自衛官ピアニストとボーカリスト、音楽まつりデビュー(2)
いよいよ音楽まつり当日となりました。
本番前に楽屋をのぞくと、太田2曹と三宅1士が笑顔で迎えてくれました。気になっていた三宅1士の体調もすっかり快復したとのこと、まずは一安心です。
「翔ぬける躍動、響きあう志」をテーマとしたプログラムは順調に進み、各自衛隊音楽隊と米軍軍楽隊が耳になじみのある曲をたて続けに演奏していきます。
「ドラゴンクエスト」や「丘の上のポニョ」などで会場が大いに盛り上がった後、いよいよ太田2曹、三宅1士の登場です。
明るかったステージが一転して薄暗くなり、ふたりだけにスポットライトが当てられます。夏川りみの名曲「童神」が、三宅1士の澄んだ声と太田2曹の流れるようなピアノに乗って武道館全体に響き渡り、会場は先ほどまでとは打って変わった静かな美しい世界に包まれました。
約1000名が出演する音楽まつりでは、常に大人数がステージで演奏を披露しますが、このひとときは太田2曹と三宅1士のふたりだけ。すべての観客の視線がふたりに注がれ、その歌声とピアノに耳を傾けています。
しっとりと歌い上げた三宅1士と流麗なピアノを聴かせた太田2曹に会場全体から大きな拍手が送られ、ふたりのショータイムは終了しました。ただしふたりともまだほかの出番も控えていて、ほっとしてはいられません。
その後の東京音楽隊単独の演奏時、太田2曹はほかの女性隊員と一緒に「海上自衛隊東京音楽隊」というバナーを持って登場しました。
後で聞いた話によると、ピアノの演奏についてはほかのステージとまったく同じ気持ちで臨めたそうですが、このバナーを持つ役目は「今まで味わったことのないような緊張を感じた」そうです。ピアニストとして多くの人前で演奏することには慣れていても、ピアノ以外のパフォーマンスではほかの音楽まつり初出演という隊員同様、フレッシュな緊張感を抱いたようでした。
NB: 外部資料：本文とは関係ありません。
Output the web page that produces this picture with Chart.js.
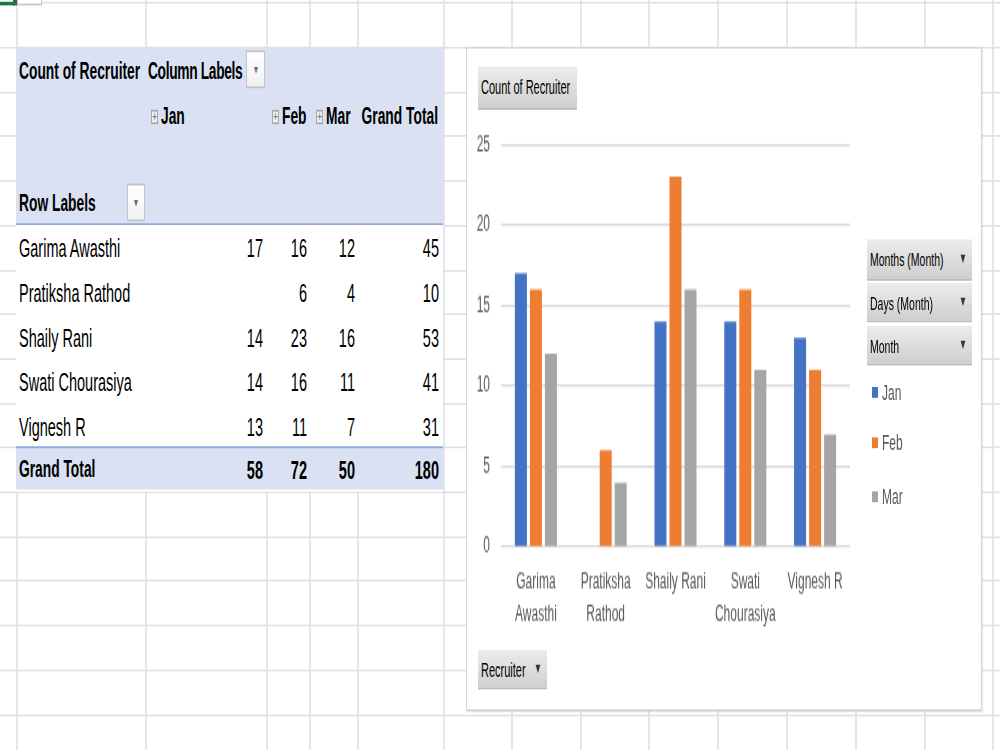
<!DOCTYPE html>
<html>
<head>
<meta charset="utf-8">
<script src="https://cdn.jsdelivr.net/npm/chart.js"></script>
<style>
html, body { margin: 0; padding: 0; background: #fff; overflow: hidden; }
body { width: 1000px; height: 750px; position: relative; }
/* the screenshot is stretched vertically, so the whole sheet is drawn flat and scaled */
#page {
    position: absolute; left: 0; top: 0;
    width: 1000px; height: 416.667px;
    transform: scaleY(1.8); transform-origin: 0 0;
    font-family: "Liberation Sans", Arial, sans-serif; color: #000;
}
.hl { position: absolute; left: 0; width: 1000px; height: 1px; background: #e2e2e2; }
.vl { position: absolute; top: 0; width: 1.5px; height: 416.667px; background: #e6e6e6; }
.t { position: absolute; white-space: nowrap; }
.dd {
    position: absolute; box-sizing: border-box;
    border: 1px solid #c4c4c4; background: linear-gradient(#ffffff, #f0f0f0);
    color: #6a6a6a; font-size: 8px; text-align: center;
}
.plus {
    position: absolute; box-sizing: border-box; width: 7px;
    border: 1px solid #a8a8a8; background: #eef0f4; color: #777;
    font-size: 8px; line-height: 6px; text-align: center;
}
.fbtn {
    position: absolute; box-sizing: border-box;
    background: linear-gradient(#ececec, #cfcfcf);
    border-bottom: 1px solid #bdbdbd;
    font-size: 11px; padding-left: 3px; color: #000; white-space: nowrap;
}
.fbtn .arr { position: absolute; right: 5px; font-size: 8px; color: #333; }
#chartBox {
    position: absolute; box-sizing: border-box; background: #fff;
    border: 1.5px solid #d6d6d6; box-shadow: 1px 1px 1px rgba(0,0,0,0.12);
}
#chartWrap { position: absolute; }
</style>
</head>
<body>
<div id="page">
    <div id="chartBox"></div>
    <div id="chartWrap"><canvas id="recruiter-chart"></canvas></div>
</div>
<script>
// Pivot data: count of recruiter per month
const recruiters = ['Garima Awasthi', 'Pratiksha Rathod', 'Shaily Rani', 'Swati Chourasiya', 'Vignesh R'];
const chartLabels = [['Garima', 'Awasthi'], ['Pratiksha', 'Rathod'], 'Shaily Rani', ['Swati', 'Chourasiya'], 'Vignesh R'];
const months = ['Jan', 'Feb', 'Mar'];
const janCounts = [17, null, 14, 14, 13];
const febCounts = [16, 6, 23, 16, 11];
const marCounts = [12, 4, 16, 11, 7];
const monthColors = ['#4472C4', '#ED7D31', '#A5A5A5'];
const fieldButtons = ['Months (Month)', 'Days (Month)', 'Month'];

const S = 1.8;            // vertical stretch of the screenshot
const page = document.getElementById('page');

// convert screenshot y to flat y
function py(y) { return y / S; }

// text centred on y, left aligned at x (or right aligned when right=true)
function put(text, x, y, size, bold, right) {
    const lh = 20;
    const css = {
        top: (py(y) - lh / 2) + 'px', lineHeight: lh + 'px',
        fontSize: size + 'px', fontWeight: bold ? 'bold' : 'normal'
    };
    if (right) { css.left = (x - 120) + 'px'; css.width = '120px'; css.textAlign = 'right'; }
    else css.left = x + 'px';
    const d = document.createElement('div');
    d.className = 't';
    Object.assign(d.style, css);
    d.textContent = text;
    page.appendChild(d);
    return d;
}

function drawSheet() {
    // grid lines
    for (let k = 0; k < 18; k++) {
        const d = document.createElement('div');
        d.className = 'hl';
        d.style.top = py(2.5 + 44.45 * k) + 'px';
        page.insertBefore(d, page.firstChild);
    }
    [16, 145, 266, 309, 357, 443, 511, 580, 648, 717, 786, 855, 924, 992].forEach(x => {
        const d = document.createElement('div');
        d.className = 'vl';
        d.style.left = x + 'px';
        page.insertBefore(d, page.firstChild);
    });
    // selected cell marker, top left
    const sel = document.createElement('div');
    Object.assign(sel.style, { position: 'absolute', left: '0px', top: py(2) + 'px', width: '15px', height: '1.4px', background: '#217346' });
    page.appendChild(sel);
    const selBox = document.createElement('div');
    Object.assign(selBox.style, { position: 'absolute', left: '13px', top: '0px', width: '4px', height: py(6) + 'px', background: '#217346' });
    page.appendChild(selBox);
    const selOut = document.createElement('div');
    Object.assign(selOut.style, { position: 'absolute', left: '17px', top: '0px', width: '23px', height: py(4) + 'px', border: '1px solid #c8c8c8', borderTop: 'none', background: '#fff' });
    page.appendChild(selOut);
}

function drawPivot() {
    const blocks = [
        { top: 46, h: 445, bg: '#ffffff' },
        { top: 46, h: 177, bg: '#D9E1F2' },
        { top: 447, h: 43.5, bg: '#D9E1F2' },
        { top: 222.5, h: 1.6, bg: '#8EA9DB' },
        { top: 446.5, h: 1.6, bg: '#8EA9DB' }
    ];
    blocks.forEach(b => {
        const d = document.createElement('div');
        Object.assign(d.style, { position: 'absolute', left: '16px', width: '427px', top: py(b.top) + 'px', height: py(b.h) + 'px', background: b.bg });
        page.appendChild(d);
    });

    // header
    put('Count of Recruiter', 19, 72, 13.8, true);
    put('Column Labels', 148, 72, 13.8, true).style.letterSpacing = '-0.35px';
    dropDown(246, 51, 19, 37);
    put('Grand Total', 438, 117, 13.8, true, true);
    const monthX = [151, 272, 316];
    months.forEach((m, i) => {
        plusBox(monthX[i], 110);
        put(m, monthX[i] + 10, 117, 13.8, true);
    });
    put('Row Labels', 19, 204, 13.8, true);
    dropDown(127, 184, 18, 37);

    // body rows
    const colRight = [263, 307, 355, 439];
    const rowY = [249, 293, 338, 382, 427];
    const series = [janCounts, febCounts, marCounts];
    recruiters.forEach((name, r) => {
        put(name, 19, rowY[r], 14.5, false);
        let total = 0;
        series.forEach((vals, c) => {
            if (vals[r] !== null) {
                put(String(vals[r]), colRight[c], rowY[r], 14.5, false, true);
                total += vals[r];
            }
        });
        put(String(total), colRight[3], rowY[r], 14.5, false, true);
    });

    // grand total
    put('Grand Total', 19, 469, 13.8, true);
    let all = 0;
    series.forEach((vals, c) => {
        const sum = vals.reduce((a, v) => a + (v || 0), 0);
        all += sum;
        put(String(sum), colRight[c], 469, 14.5, true, true);
    });
    put(String(all), colRight[3], 469, 14.5, true, true);
}

function dropDown(x, y, w, h) {
    const d = document.createElement('div');
    d.className = 'dd';
    Object.assign(d.style, { left: x + 'px', top: py(y) + 'px', width: w + 'px', height: py(h) + 'px', lineHeight: py(h) + 'px' });
    d.textContent = '\u25BE';
    page.appendChild(d);
}

function plusBox(x, y) {
    const d = document.createElement('div');
    d.className = 'plus';
    Object.assign(d.style, { left: x + 'px', top: py(y) + 'px', height: py(15) + 'px' });
    d.textContent = '+';
    page.appendChild(d);
}

function fieldButton(text, x, y, w, h, size, arrow) {
    const d = document.createElement('div');
    d.className = 'fbtn';
    Object.assign(d.style, { left: x + 'px', top: py(y) + 'px', width: w + 'px', height: py(h) + 'px', lineHeight: py(h) + 'px', fontSize: size + 'px' });
    d.textContent = text;
    if (arrow) {
        const a = document.createElement('span');
        a.className = 'arr';
        a.textContent = '\u25BC';
        d.appendChild(a);
    }
    page.appendChild(d);
}

function drawChartFrame() {
    const box = document.getElementById('chartBox');
    Object.assign(box.style, { left: '466px', top: py(47) + 'px', width: '516px', height: py(664) + 'px' });
    page.appendChild(box);
    page.appendChild(document.getElementById('chartWrap'));

    fieldButton('Count of Recruiter', 478, 67, 99, 43, 11, false);
    fieldButton('Recruiter', 478, 649, 69, 41, 11, true);
    const fy = [240, 282, 325];
    fieldButtons.forEach((t, i) => fieldButton(t, 867, fy[i], 105, 40, 10.5, true));

    // legend entries
    const ly = [393, 443, 497];
    months.forEach((m, i) => {
        const sq = document.createElement('div');
        Object.assign(sq.style, { position: 'absolute', left: '872px', top: py(ly[i] - 5.5) + 'px', width: '6px', height: py(11) + 'px', background: monthColors[i] });
        page.appendChild(sq);
        const t = document.createElement('div');
        t.className = 't';
        Object.assign(t.style, { left: '882px', top: (py(ly[i]) - 10) + 'px', lineHeight: '20px', fontSize: '12px', color: '#595959' });
        t.textContent = m;
        page.appendChild(t);
    });
}

function initChart() {
    const wrap = document.getElementById('chartWrap');
    Object.assign(wrap.style, { left: '466px', top: py(111) + 'px', width: '400px', height: py(529) + 'px' });

    Chart.defaults.font.family = '"Liberation Sans", Arial, sans-serif';
    const ctx = document.getElementById('recruiter-chart').getContext('2d');
    new Chart(ctx, {
        type: 'bar',
        data: {
            labels: chartLabels,
            datasets: [janCounts, febCounts, marCounts].map((vals, i) => ({
                label: months[i],
                data: vals,
                backgroundColor: monthColors[i],
                barPercentage: 0.8,
                categoryPercentage: 0.645
            }))
        },
        options: {
            responsive: true,
            maintainAspectRatio: false,
            animation: false,
            layout: { padding: { left: 0, right: 16, top: py(13.3), bottom: 2.8 } },
            plugins: {
                legend: { display: false },
                tooltip: { enabled: false }
            },
            scales: {
                x: {
                    grid: { display: false },
                    border: { display: false },
                    ticks: {
                        color: '#595959',
                        font: { size: 12, lineHeight: 1.45 },
                        padding: 3,
                        maxRotation: 0,
                        autoSkip: false
                    },
                    afterFit: function(scale) { scale.height = 50; }
                },
                y: {
                    min: 0,
                    max: 25,
                    ticks: { stepSize: 5, color: '#595959', font: { size: 12 }, padding: 11 },
                    grid: { color: '#d9d9d9', lineWidth: 1.2, drawTicks: false },
                    border: { display: false },
                    afterFit: function(scale) { scale.width = 35; }
                }
            }
        }
    });
}

drawSheet();
drawPivot();
drawChartFrame();
initChart();
</script>
</body>
</html>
「海を行く」では再び三宅1士がマイクを持ち、男性隊員と一緒に歌い上げます。軽快かつ凛とした歌声が力強い行進曲と共鳴し、会場を一気に海上自衛隊色に染め上げます。さらにおなじみの「軍艦」が演奏されると、会場からは手拍子が湧き起こりました。今年に限らず、音楽まつりで演奏される行進曲の中でもっとも盛り上げる曲と言えば、文句なくこれでしょう。
ふたりの最後の出番は、フィナーレを飾る大合唱「出発の歌」。三宅1士の歌声は、1000名が歌っていてもしっかり聞こえてくるのがすごいです。太田2曹も最後の演奏をのびのびと弾いています。
大盛況のもと、無事に音楽まつりが終了しました。
2日間で計6回の公演、肉体的にも厳しい日程です。しかもふたりは初めての音楽まつり参加のうえ、そのふたりだけで務めあげなくてはいけないステージまであったのです。大きな重圧があったことは容易に想像できますが、すべての公演を立派にこなしたのはさすがです。
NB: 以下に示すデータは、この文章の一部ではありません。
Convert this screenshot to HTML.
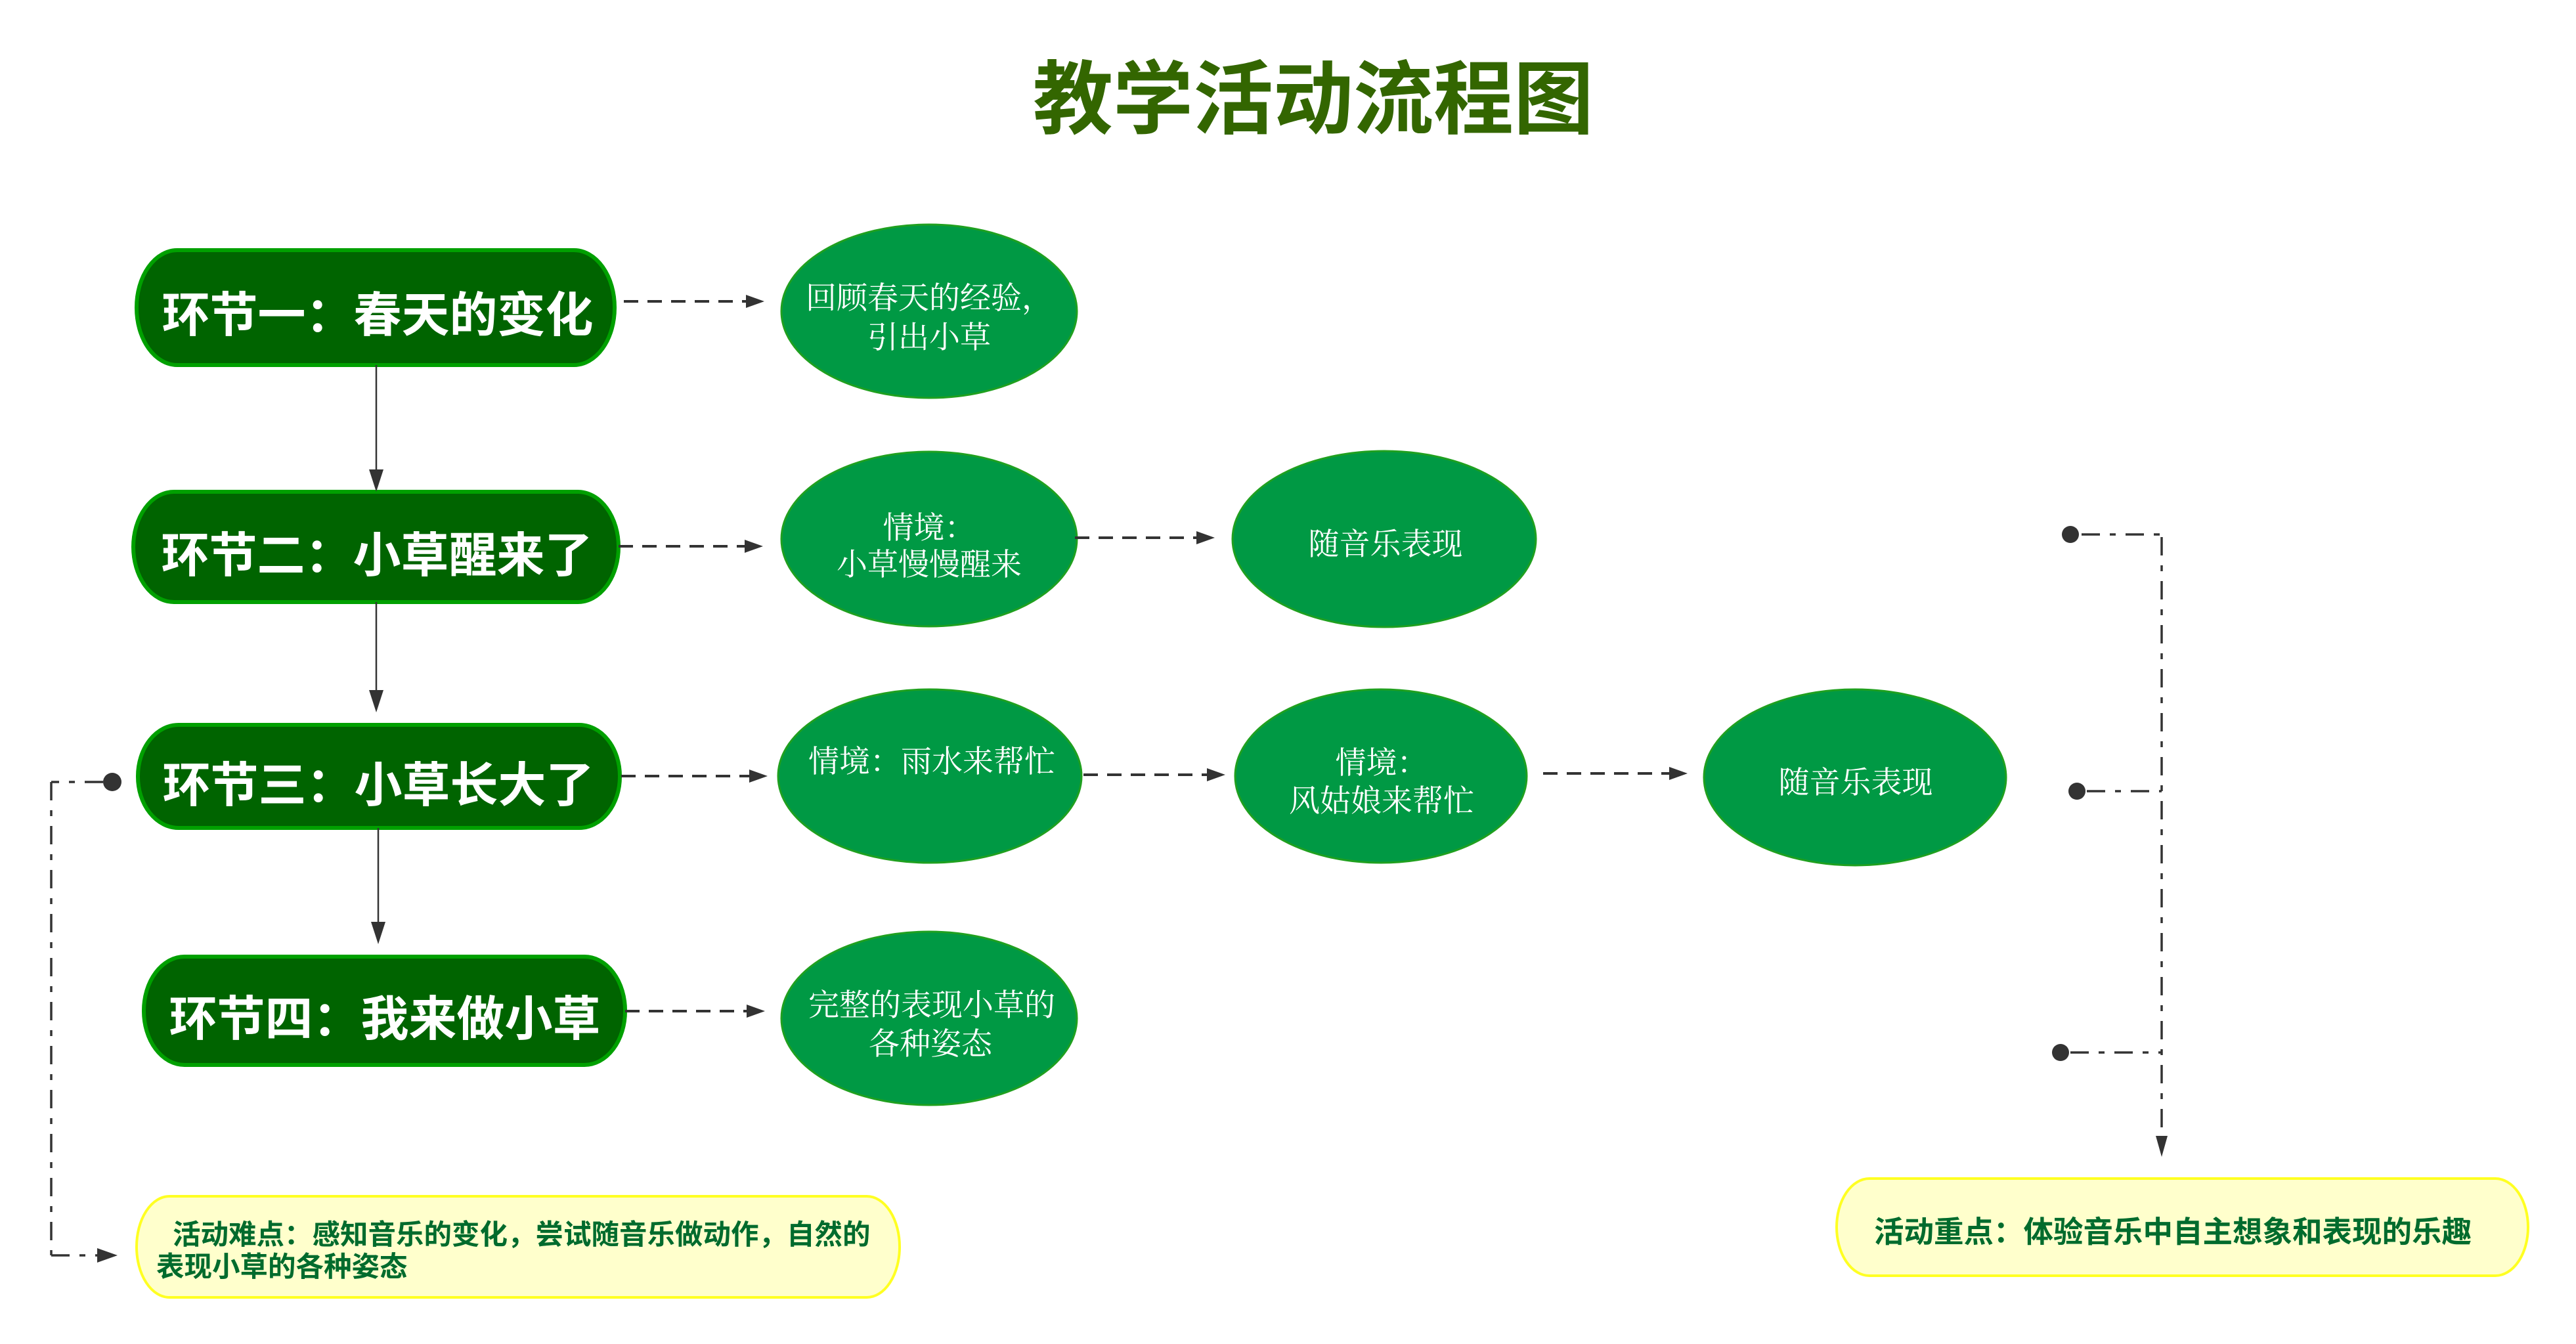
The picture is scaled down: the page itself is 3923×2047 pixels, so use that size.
<!DOCTYPE html>
<html>
<head>
<meta charset="utf-8">
<style>
  html, body { margin: 0; padding: 0; background: #ffffff; }
  body { width: 3923px; height: 2047px; overflow: hidden; }
  svg { display: block; }
  .sans { font-family: "Liberation Sans", "Noto Sans CJK SC", sans-serif; }
  .serif { font-family: "Liberation Serif", "Noto Serif CJK SC", serif; }
</style>
</head>
<body>
<svg width="3923" height="2047" viewBox="0 0 3923 2047" xmlns="http://www.w3.org/2000/svg">
  <rect x="0" y="0" width="3923" height="2047" fill="#ffffff"/>

  <!-- Title -->
  <text class="sans" x="2000" y="194" font-size="122" font-weight="bold" fill="#336600" text-anchor="middle">教学活动流程图</text>

  <!-- Main nodes -->
  <g fill="#006400" stroke="#00a000" stroke-width="6">
    <rect x="208" y="381" width="728" height="175" rx="62" ry="87"/>
    <rect x="203" y="749" width="739" height="168" rx="62" ry="84"/>
    <rect x="210" y="1104" width="734" height="157" rx="62" ry="78"/>
    <rect x="219" y="1457" width="733" height="165" rx="62" ry="82"/>
  </g>
  <g class="sans" font-size="73" font-weight="bold" fill="#ffffff" text-anchor="middle">
    <text x="575" y="505">环节一：春天的变化</text>
    <text x="574" y="871">环节二：小草醒来了</text>
    <text x="576" y="1221">环节三：小草长大了</text>
    <text x="586" y="1577">环节四：我来做小草</text>
  </g>

  <!-- Ellipses -->
  <g fill="#009944" stroke="#1fa01f" stroke-width="3">
    <ellipse cx="1415" cy="474" rx="225" ry="132"/>
    <ellipse cx="1415" cy="821" rx="225" ry="133"/>
    <ellipse cx="2108" cy="821" rx="231" ry="134"/>
    <ellipse cx="1416" cy="1182" rx="231" ry="132"/>
    <ellipse cx="2103" cy="1182" rx="222" ry="132"/>
    <ellipse cx="2825" cy="1184" rx="230" ry="134"/>
    <ellipse cx="1415" cy="1551" rx="225" ry="132"/>
  </g>
  <g class="serif" font-size="47" fill="#ffffff" text-anchor="middle">
    <text x="1415" y="470">回顾春天的经验，</text>
    <text x="1415" y="530">引出小草</text>
    <text x="1415" y="820">情境：</text>
    <text x="1415" y="876">小草慢慢醒来</text>
    <text x="2110" y="845">随音乐表现</text>
    <text x="1419" y="1176">情境：雨水来帮忙</text>
    <text x="2104" y="1178">情境：</text>
    <text x="2104" y="1236">风姑娘来帮忙</text>
    <text x="2826" y="1208">随音乐表现</text>
    <text x="1419" y="1547">完整的表现小草的</text>
    <text x="1417" y="1606">各种姿态</text>
  </g>

  <!-- Solid vertical arrows -->
  <g stroke="#333333" stroke-width="2.5" fill="none">
    <line x1="573" y1="556" x2="573" y2="725"/>
    <line x1="573" y1="917" x2="573" y2="1060"/>
    <line x1="576" y1="1261" x2="576" y2="1414"/>
  </g>
  <g fill="#333333">
    <polygon points="562,715 584,715 573,749"/>
    <polygon points="562,1051 584,1051 573,1085"/>
    <polygon points="565,1404 587,1404 576,1438"/>
  </g>

  <!-- Dashed arrows -->
  <g stroke="#333333" stroke-width="4" fill="none" stroke-dasharray="22 14">
    <line x1="950" y1="459" x2="1138" y2="459"/>
    <line x1="942" y1="832" x2="1136" y2="832"/>
    <line x1="1637" y1="819" x2="1824" y2="819"/>
    <line x1="946" y1="1182" x2="1142" y2="1182"/>
    <line x1="1650" y1="1180" x2="1840" y2="1180"/>
    <line x1="2350" y1="1178" x2="2544" y2="1178"/>
    <line x1="952" y1="1540" x2="1138" y2="1540"/>
  </g>
  <g fill="#333333">
    <polygon points="1136,449 1136,469 1164,459"/>
    <polygon points="1134,822 1134,842 1162,832"/>
    <polygon points="1822,809 1822,829 1850,819"/>
    <polygon points="1141,1172 1141,1192 1169,1182"/>
    <polygon points="1838,1170 1838,1190 1866,1180"/>
    <polygon points="2542,1168 2542,1188 2570,1178"/>
    <polygon points="1137,1530 1137,1550 1165,1540"/>
  </g>

  <!-- Dash-dot connectors (right) -->
  <g stroke="#333333" stroke-width="3.5" fill="none" stroke-dasharray="28 15 9 15">
    <line x1="3170" y1="814" x2="3292" y2="814"/>
    <line x1="3178" y1="1205" x2="3292" y2="1205"/>
    <line x1="3153" y1="1603" x2="3292" y2="1603"/>
    <line x1="3292" y1="818" x2="3292" y2="1735"/>
  </g>
  <g fill="#333333">
    <circle cx="3153" cy="814" r="13"/>
    <circle cx="3163" cy="1205" r="13"/>
    <circle cx="3138" cy="1603" r="13"/>
    <polygon points="3283,1730 3301,1730 3292,1762"/>
  </g>

  <!-- Dash-dot connector (left) -->
  <g stroke="#333333" stroke-width="3.5" fill="none" stroke-dasharray="28 15 9 15">
    <line x1="157" y1="1191" x2="78" y2="1191"/>
    <line x1="78" y1="1191" x2="78" y2="1912"/>
    <line x1="78" y1="1912" x2="150" y2="1912"/>
  </g>
  <g fill="#333333">
    <circle cx="171" cy="1191" r="14"/>
    <polygon points="148,1901 148,1923 179,1912"/>
  </g>

  <!-- Yellow boxes -->
  <g fill="#ffffcc" stroke="#ffff22" stroke-width="4">
    <rect x="208" y="1822" width="1162" height="154" rx="50" ry="77"/>
    <rect x="2797" y="1795" width="1053" height="148" rx="50" ry="74"/>
  </g>
  <g class="sans" font-weight="bold" fill="#006b2d">
    <text x="263" y="1895" font-size="42.5">活动难点：感知音乐的变化，尝试随音乐做动作，自然的</text>
    <text x="238" y="1944" font-size="42.5">表现小草的各种姿态</text>
    <text x="2854" y="1892" font-size="45.5">活动重点：体验音乐中自主想象和表现的乐趣</text>
  </g>
</svg>
</body>
</html>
公演終了後、心配されていた体調もしっかり本番には回復させ、本来の素晴らしい歌声を存分に披露してくれた三宅1士に感想を聞きました。
直前になって体調が悪くなってしまったときは、もう本当にどうしようかと思ったそうです。思うように声が出ないし食欲までなくなるし、かなり落ち込んだとか。けれどぎりぎり本番に間に合って、しかも回数を重ねれば重ねるほど体は疲れていくはずなのに、声はぐんぐん調子がよくなっていったというから大したものです。「今までも大きな舞台で歌わせていただく機会はありましたが、音楽まつりはプレッシャーも緊張感もちょっと別格でした」
太田2曹は今までの訓練と6回の本番を無事に終えた達成感と同時に、終わってしまうと言う寂しさも感じたそうです。また、昨年までは観客のひとりとして楽しんでいましたが、今回初めてステージに立つ側になってみて、パフォーマンス以外の準備や作業の大切さを知ったそう。出演者が1000名を超えるようなステージは初めてだったので、全体で作り上げる中での一人ひとりの責任も感じたといいます。「このような機会に演奏できたことは、自衛官としてのピアニストとして大きな経験であり財産になりました」
太田2曹のピアノや三宅1士の歌は、次の音楽まつりを待たずとも、さまざまなイベントで耳にすることができます。ピアノとボーカルが入隊したことでさらに音楽の幅が広がった東京音楽隊と太田2曹、三宅1士に大いにエールを送りたいと思います。